2003). In this case, however, all other pending actions and claims have been dismissed,
obviating the concern regarding conflicting or inconsistent results. See Tenn. Farmers
Mut. Ins. Co., 2012 WL 956182, at * 2. Moreover, the Court is satisfied that despite the
dismissals an “actual controversy” exists between an insurer and a third party injured by
the insured. Cf. Md. Cas. Co. v. Pac. Coal & Oil Co., 312 U.S. 270, 273-74 (1941)
(holding that even after the insured had defaulted, an actual controversy existed between
an insurer and third party allegedly injured by the insured).
Having deemed the allegations in Plaintiff’s complaint admitted, and upon review
of the affidavits and exhibits submitted in support of its motion for default judgment, the
Court determines the following. Pursuant to Section I of the Policy, where an insured
regularly provides home day care services to persons other than insureds and receives
monetary or other compensation for those services, such enterprise is a “business” within
the meaning of the Policy. See Doc. Nos. 12-2 at ¶6, 12-3 at 35. In addition, the Plaintiff
has asserted and the Court agrees that Exclusion 1.5 of Section II of the Policy excludes
from coverage damages for bodily injury or property damage arising out of, or in
connection with, the “business” of an insured. See id.

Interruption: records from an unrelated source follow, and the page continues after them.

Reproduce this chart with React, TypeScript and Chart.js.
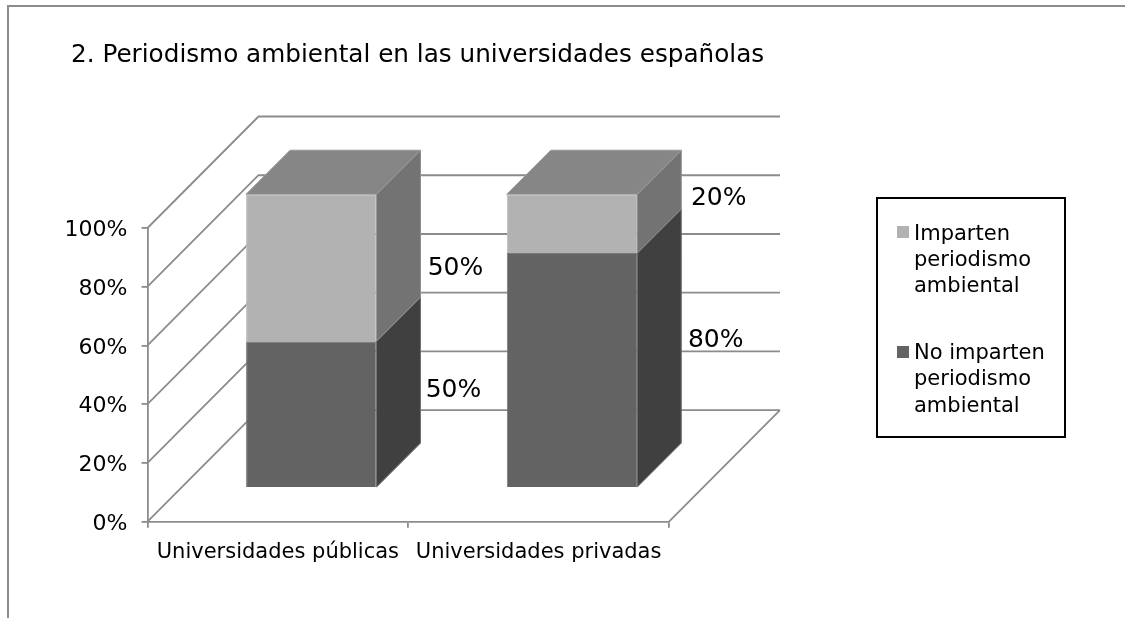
import React, { useEffect, useRef } from "react";
import { Chart, registerables } from "chart.js";

Chart.register(...registerables);

const titleText = "2. Periodismo ambiental en las universidades españolas";
const categories = ["Universidades públicas", "Universidades privadas"];
const noImparten = [50, 80];
const imparten = [50, 20];
const noLabel = ["No imparten", "periodismo", "ambiental"];
const siLabel = ["Imparten", "periodismo", "ambiental"];

const FONT = '"DejaVu Sans", Verdana, sans-serif';
const LINE = "#8c8c8c";
// projection of the chart's floor depth
const WALL_DX = 111;
const WALL_DY = -111.5;
const BAR_DX = 33.4;
const BAR_DY = -33.7;
const BAR_DEPTH = 44;
// hand-placed data label offsets from the bar segment's right/centre [dataset][category]
const labelNudge = [
  [{ x: 77, y: -24 }, { x: 78.5, y: -30 }],
  [{ x: 79, y: 1 }, { x: 81.5, y: -25.5 }],
];

function poly(ctx: CanvasRenderingContext2D, pts: number[][], fill: string) {
  ctx.beginPath();
  pts.forEach((p, i) => (i ? ctx.lineTo(p[0], p[1]) : ctx.moveTo(p[0], p[1])));
  ctx.closePath();
  ctx.fillStyle = fill;
  ctx.fill();
  ctx.lineWidth = 1;
  ctx.strokeStyle = fill;
  ctx.stroke();
  ctx.strokeStyle = "rgba(185,185,185,0.4)";
  ctx.stroke();
}

const scene = {
  id: "scene",
  afterUpdate(chart: any) {
    // the reference's value labels sit a little below their tick marks
    chart.scales.y.getLabelItems().forEach((item: any) => {
      item.options.translation[1] += 2.5;
    });
  },
  beforeDatasetsDraw(chart: any) {
    const { ctx, scales, chartArea } = chart;
    const y = scales.y;
    ctx.save();
    ctx.strokeStyle = LINE;
    ctx.lineWidth = 1.8;
    ctx.beginPath();
    y.ticks.forEach((t: any) => {
      const py = y.getPixelForValue(t.value);
      ctx.moveTo(chartArea.left, py);
      ctx.lineTo(chartArea.left + WALL_DX, py + WALL_DY);
      ctx.lineTo(chartArea.right + WALL_DX, py + WALL_DY);
    });
    // floor, right side
    const fy = y.getPixelForValue(0);
    ctx.moveTo(chartArea.right + WALL_DX, fy + WALL_DY);
    ctx.lineTo(chartArea.right, fy);
    ctx.stroke();

    // sides and tops of the blocks, taken from the bar elements
    chart.data.datasets.forEach((ds: any, di: number) => {
      const meta = chart.getDatasetMeta(di);
      meta.data.forEach((bar: any) => {
        const r = bar.x + bar.width / 2 + BAR_DX;
        const l = bar.x - bar.width / 2 + BAR_DX;
        const t = bar.y + BAR_DY;
        const b = bar.base + BAR_DY;
        const d = BAR_DEPTH;
        poly(ctx, [[r, t], [r + d, t - d], [r + d, b - d], [r, b]], ds.sideColor);
        if (di === chart.data.datasets.length - 1) {
          poly(ctx, [[l, t], [l + d, t - d], [r + d, t - d], [r, t]], ds.topColor);
        }
      });
    });
    ctx.restore();
    ctx.save();
    ctx.translate(BAR_DX, BAR_DY);
  },
  afterDatasetsDraw(chart: any) {
    const { ctx } = chart;
    ctx.restore();
    ctx.save();
    ctx.font = `25px ${FONT}`;
    ctx.fillStyle = "#000";
    ctx.textAlign = "center";
    ctx.textBaseline = "middle";
    chart.data.datasets.forEach((ds: any, di: number) => {
      chart.getDatasetMeta(di).data.forEach((bar: any, i: number) => {
        const n = labelNudge[di][i];
        const r = bar.x + bar.width / 2 + BAR_DX;
        const c = (bar.y + bar.base) / 2 + BAR_DY;
        ctx.fillText(`${ds.data[i]}%`, r + n.x, c + n.y);
      });
    });
    ctx.restore();
  },
  afterDraw(chart: any) {
    const { ctx } = chart;
    ctx.save();
    // outer frame (top and left only are visible)
    ctx.strokeStyle = LINE;
    ctx.lineWidth = 2;
    ctx.beginPath();
    ctx.moveTo(8, 618);
    ctx.lineTo(8, 6);
    ctx.lineTo(1125, 6);
    ctx.stroke();

    ctx.fillStyle = "#000";
    ctx.textBaseline = "alphabetic";
    ctx.textAlign = "left";
    ctx.font = `24.7px ${FONT}`;
    ctx.fillText(titleText, 71, 62);

    // legend
    ctx.strokeStyle = "#000";
    ctx.lineWidth = 2;
    ctx.strokeRect(877, 198, 188, 239);
    const rows = [
      { lines: siLabel, color: chart.data.datasets[1].backgroundColor, top: 226, base: 239.5 },
      { lines: noLabel, color: chart.data.datasets[0].backgroundColor, top: 346, base: 359 },
    ];
    ctx.font = `21px ${FONT}`;
    rows.forEach((row) => {
      ctx.fillStyle = row.color;
      ctx.fillRect(897, row.top, 12, 12);
      ctx.fillStyle = "#000";
      row.lines.forEach((s, i) => ctx.fillText(s, 914, row.base + i * 26.4));
    });
    ctx.restore();
  },
};

export default function App() {
  const ref = useRef<HTMLCanvasElement>(null);
  useEffect(() => {
    document.body.style.margin = "0";
    const chart = new Chart(ref.current!, {
      type: "bar",
      plugins: [scene],
      data: {
        labels: categories,
        datasets: [
          { label: noLabel.join(" "), data: noImparten, backgroundColor: "#636363", borderColor: "#7a7a7a", borderWidth: 1, sideColor: "#404040", topColor: "#868686", barPercentage: 0.5, categoryPercentage: 1 } as any,
          { label: siLabel.join(" "), data: imparten, backgroundColor: "#b2b2b2", borderColor: "#bcbcbc", borderWidth: 1, sideColor: "#737373", topColor: "#868686", barPercentage: 0.5, categoryPercentage: 1 } as any,
        ],
      },
      options: {
        responsive: false,
        animation: false,
        layout: { padding: { top: 228, right: 456, bottom: 0, left: 0 } },
        plugins: { legend: { display: false }, title: { display: false }, tooltip: { enabled: false } },
        scales: {
          x: {
            stacked: true,
            afterFit: (s: any) => { s.height = 96.3; },
            border: { color: LINE, width: 1.8 },
            grid: { drawOnChartArea: false, color: LINE, lineWidth: 1.8, tickLength: 6 },
            ticks: { color: "#000", font: { family: FONT, size: 21 }, maxRotation: 0, autoSkip: false, padding: 12 },
          },
          y: {
            stacked: true,
            min: 0,
            max: 100,
            afterFit: (s: any) => { s.width = 147.5; },
            border: { color: LINE, width: 1.8 },
            grid: { drawOnChartArea: false, color: LINE, lineWidth: 1.8, tickLength: 6 },
            ticks: { stepSize: 20, color: "#000", font: { family: FONT, size: 22 }, padding: 14, callback: (v: any) => `${v}%` },
          },
        },
      },
    });
    return () => chart.destroy();
  }, []);
  return <canvas ref={ref} width={1125} height={618} style={{ display: "block" }} />;
}
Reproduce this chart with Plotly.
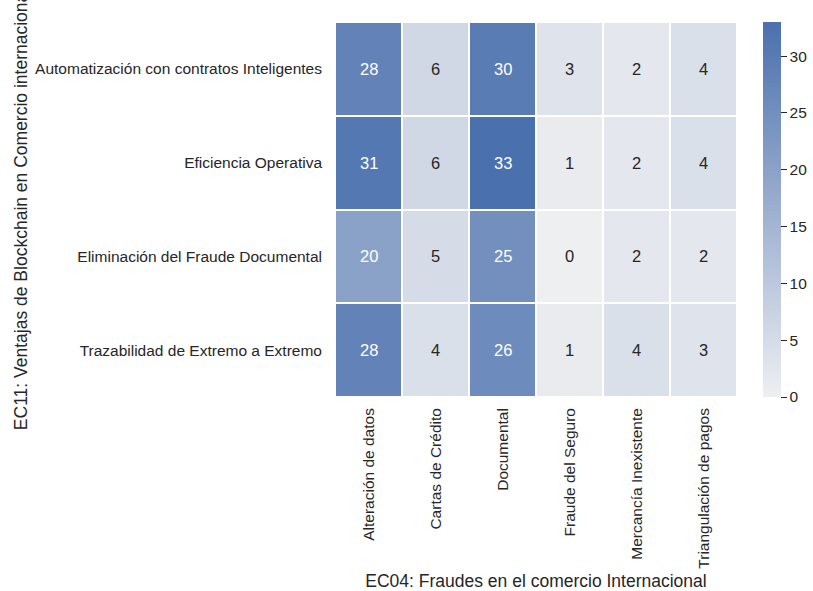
import plotly.graph_objects as go

fraudes = ["Alteración de datos", "Cartas de Crédito", "Documental",
           "Fraude del Seguro", "Mercancía Inexistente", "Triangulación de pagos"]
ventajas = ["Automatización con contratos Inteligentes", "Eficiencia Operativa",
            "Eliminación del Fraude Documental", "Trazabilidad de Extremo a Extremo"]
conteos = [
    [28, 6, 30, 3, 2, 4],
    [31, 6, 33, 1, 2, 4],
    [20, 5, 25, 0, 2, 2],
    [28, 4, 26, 1, 4, 3],
]
cbar_ticks = [0, 5, 10, 15, 20, 25, 30]

zmax = max(max(r) for r in conteos)
font_family = "Liberation Sans, Arial, sans-serif"
ink = "#262626"

fig = go.Figure(go.Heatmap(
    z=conteos, x=fraudes, y=ventajas,
    colorscale=[[0, "#eeeff1"], [1, "#4a70ae"]],
    zmin=0, zmax=zmax,
    xgap=2, ygap=2,
    hoverongaps=False,
    colorbar=dict(
        thickness=18, len=375, lenmode="pixels",
        x=1.0647, xanchor="left", y=0.5, yanchor="middle",
        xpad=0, ypad=0, outlinewidth=0,
        tickvals=cbar_ticks, ticks="outside", ticklen=6, tickwidth=1.2,
        tickcolor=ink,
        tickfont=dict(size=15.5, color=ink, family=font_family),
    ),
))

annotations = []
for i, fila in enumerate(conteos):
    for j, v in enumerate(fila):
        annotations.append(dict(
            x=fraudes[j], y=ventajas[i], text=str(v), showarrow=False,
            font=dict(size=16.5, family=font_family,
                      color="white" if v >= 0.45 * zmax else ink),
        ))

fig.update_layout(
    width=813, height=591,
    margin=dict(l=335, r=76, t=22, b=194, autoexpand=False),
    paper_bgcolor="white", plot_bgcolor="white",
    font=dict(family=font_family, color=ink),
    annotations=annotations,
    xaxis=dict(
        tickangle=-90, tickfont=dict(size=15.5), showgrid=False, zeroline=False,
        ticklabelstandoff=7,
        title=dict(text="EC04: Fraudes en el comercio Internacional",
                   font=dict(size=17.5), standoff=7),
    ),
    yaxis=dict(
        autorange="reversed", tickfont=dict(size=15.5), showgrid=False,
        zeroline=False, ticklabelstandoff=12,
        title=dict(text="EC11: Ventajas de Blockchain en Comercio internacional",
                   font=dict(size=17.5), standoff=2),
    ),
)

fig.write_html("out.html")
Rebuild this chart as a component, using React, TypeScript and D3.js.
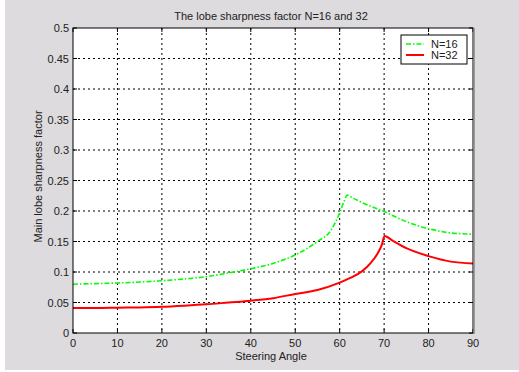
import React from 'react';
import * as d3 from 'd3';

// steering angle (deg) -> main lobe sharpness factor
const anglesN16 = [0, 5, 10, 15, 20, 25, 30, 35, 40, 45, 50, 55, 58, 60, 61, 61.7, 63, 65, 70, 75, 80, 85, 90];
const valuesN16 = [0.080, 0.081, 0.082, 0.0835, 0.0857, 0.0885, 0.0923, 0.0985, 0.1054, 0.114, 0.128, 0.150, 0.168, 0.197, 0.216, 0.226, 0.221, 0.214, 0.199, 0.1825, 0.171, 0.164, 0.162];

const anglesN32 = [0, 5, 10, 15, 20, 25, 30, 35, 40, 45, 50, 55, 60, 62, 65, 67, 68.5, 69.5, 70.1, 72, 75, 80, 85, 90];
const valuesN32 = [0.041, 0.041, 0.0415, 0.042, 0.043, 0.0448, 0.047, 0.050, 0.053, 0.057, 0.064, 0.0705, 0.0825, 0.089, 0.101, 0.115, 0.130, 0.145, 0.159, 0.151, 0.139, 0.126, 0.117, 0.114];

const xTicks = [0, 10, 20, 30, 40, 50, 60, 70, 80, 90];
const yTicks = [0, 0.05, 0.1, 0.15, 0.2, 0.25, 0.3, 0.35, 0.4, 0.45, 0.5];

const W = 519;
const H = 372;
const margin = { left: 73, right: 46, top: 28, bottom: 39 };
const font = '"Liberation Sans", Arial, sans-serif';

export default function App() {
  const x = d3.scaleLinear().domain([0, 90]).range([margin.left, W - margin.right]);
  const y = d3.scaleLinear().domain([0, 0.5]).range([H - margin.bottom, margin.top]);

  const line = d3
    .line<[number, number]>()
    .x(d => x(d[0]))
    .y(d => y(d[1]))
    .curve(d3.curveMonotoneX);

  const n16 = anglesN16.map((a, i) => [a, valuesN16[i]] as [number, number]);
  const n32 = anglesN32.map((a, i) => [a, valuesN32[i]] as [number, number]);

  const [x0, x1] = x.range();
  const [y0, y1] = y.range();
  const tick = 4;

  return (
    <div style={{ position: 'fixed', left: 0, top: 0 }}>
      <svg width={W} height={H} style={{ display: 'block' }}>
        <rect x={0} y={0} width={W} height={H} fill="#ffffff" />
        <rect x={5} y={0} width={W - 5} height={H - 2} fill="#dddbdd" />
        <rect x={x0} y={y1} width={x1 - x0} height={y0 - y1} fill="#ffffff" />

        {/* grid */}
        {xTicks.slice(1, -1).map(t => (
          <line key={'gx' + t} x1={x(t)} x2={x(t)} y1={y1} y2={y0} stroke="#000" strokeWidth={1} strokeDasharray="2,3" />
        ))}
        {yTicks.slice(1, -1).map(t => (
          <line key={'gy' + t} x1={x0} x2={x1} y1={y(t)} y2={y(t)} stroke="#000" strokeWidth={1} strokeDasharray="2,3" />
        ))}

        {/* ticks */}
        {xTicks.map(t => (
          <g key={'tx' + t}>
            <line x1={x(t)} x2={x(t)} y1={y0} y2={y0 - tick} stroke="#000" />
            <line x1={x(t)} x2={x(t)} y1={y1} y2={y1 + tick} stroke="#000" />
            <text x={x(t)} y={y0 + 14} textAnchor="middle" fontFamily={font} fontSize={11} fill="#222">
              {t}
            </text>
          </g>
        ))}
        {yTicks.map(t => (
          <g key={'ty' + t}>
            <line x1={x0} x2={x0 + tick} y1={y(t)} y2={y(t)} stroke="#000" />
            <line x1={x1} x2={x1 - tick} y1={y(t)} y2={y(t)} stroke="#000" />
            <text x={x0 - 4} y={y(t) + 4} textAnchor="end" fontFamily={font} fontSize={11} fill="#222">
              {d3.format('~g')(t)}
            </text>
          </g>
        ))}

        {/* curves */}
        <path d={line(n16) || ''} fill="none" stroke="#00ff00" strokeWidth={1.6} strokeDasharray="5,2,1.5,2" />
        <path d={line(n32) || ''} fill="none" stroke="#ff0000" strokeWidth={2} />

        {/* axes box */}
        <rect x={x0} y={y1} width={x1 - x0} height={y0 - y1} fill="none" stroke="#000" strokeWidth={1} />
        <line x1={x1 + 1} x2={x1 + 1} y1={y1} y2={y0 + 1} stroke="#888" strokeWidth={1.5} />

        {/* legend */}
        <rect x={401} y={35} width={66} height={29} fill="#fff" stroke="#000" strokeWidth={1} />
        <line x1={406} x2={424} y1={44} y2={44} stroke="#00ff00" strokeWidth={1.6} strokeDasharray="5,2,1.5,2" />
        <text x={431} y={48} fontFamily={font} fontSize={11} fill="#222">N=16</text>
        <line x1={406} x2={424} y1={55} y2={55} stroke="#ff0000" strokeWidth={2} />
        <text x={431} y={59} fontFamily={font} fontSize={11} fill="#222">N=32</text>

        {/* labels */}
        <text x={(x0 + x1) / 2 - 2} y={20} textAnchor="middle" fontFamily={font} fontSize={11} fill="#222">
          The lobe sharpness factor N=16 and 32
        </text>
        <text x={(x0 + x1) / 2 - 2} y={360} textAnchor="middle" fontFamily={font} fontSize={11} fill="#222">
          Steering Angle
        </text>
        <text
          transform={`translate(42,${(y0 + y1) / 2 - 4}) rotate(-90)`}
          textAnchor="middle"
          fontFamily={font}
          fontSize={11}
          fill="#222"
        >
          Main lobe sharpness factor
        </text>
      </svg>
    </div>
  );
}
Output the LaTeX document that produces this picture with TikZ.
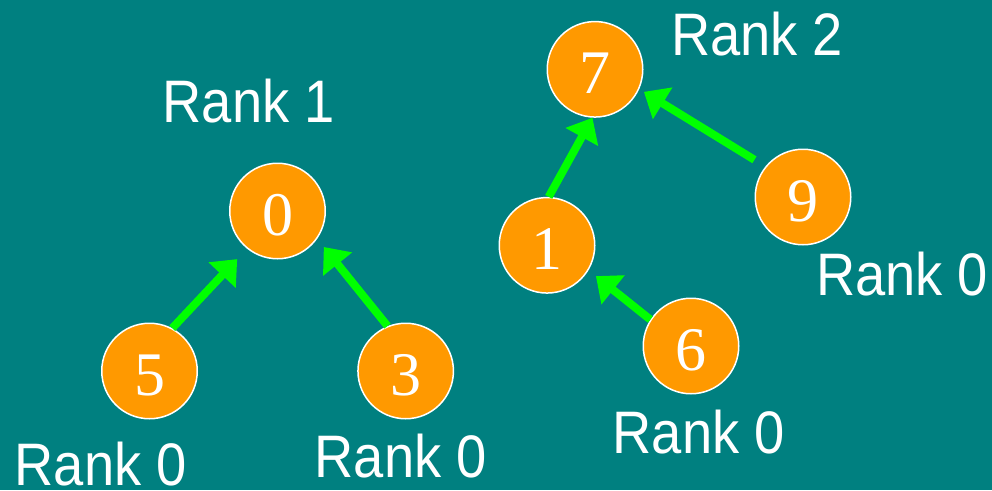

On the basis of these determinations, the Court further concludes that Plaintiff has
alleged and demonstrated that the Policy does not provide coverage for any claims of
April Barnes that may be made by her against Sandra Holloway, William Holloway, or
Sandra Holloway d/b/a Little Learners Development in connection with the death of
Donovan Polk arising out of or in connection with the conduct of a home day care
business at the insured property.
IT IS HEREBY ORDERED that Plaintiff’s motion for default judgment is
GRANTED. (Doc. No. 12.)
A separate judgment shall accompany this Memorandum and Order.
AUDREY G. FLEISSIG
UNITED STATES DISTRICT JUDGE
Dated this 29th day of November, 2012.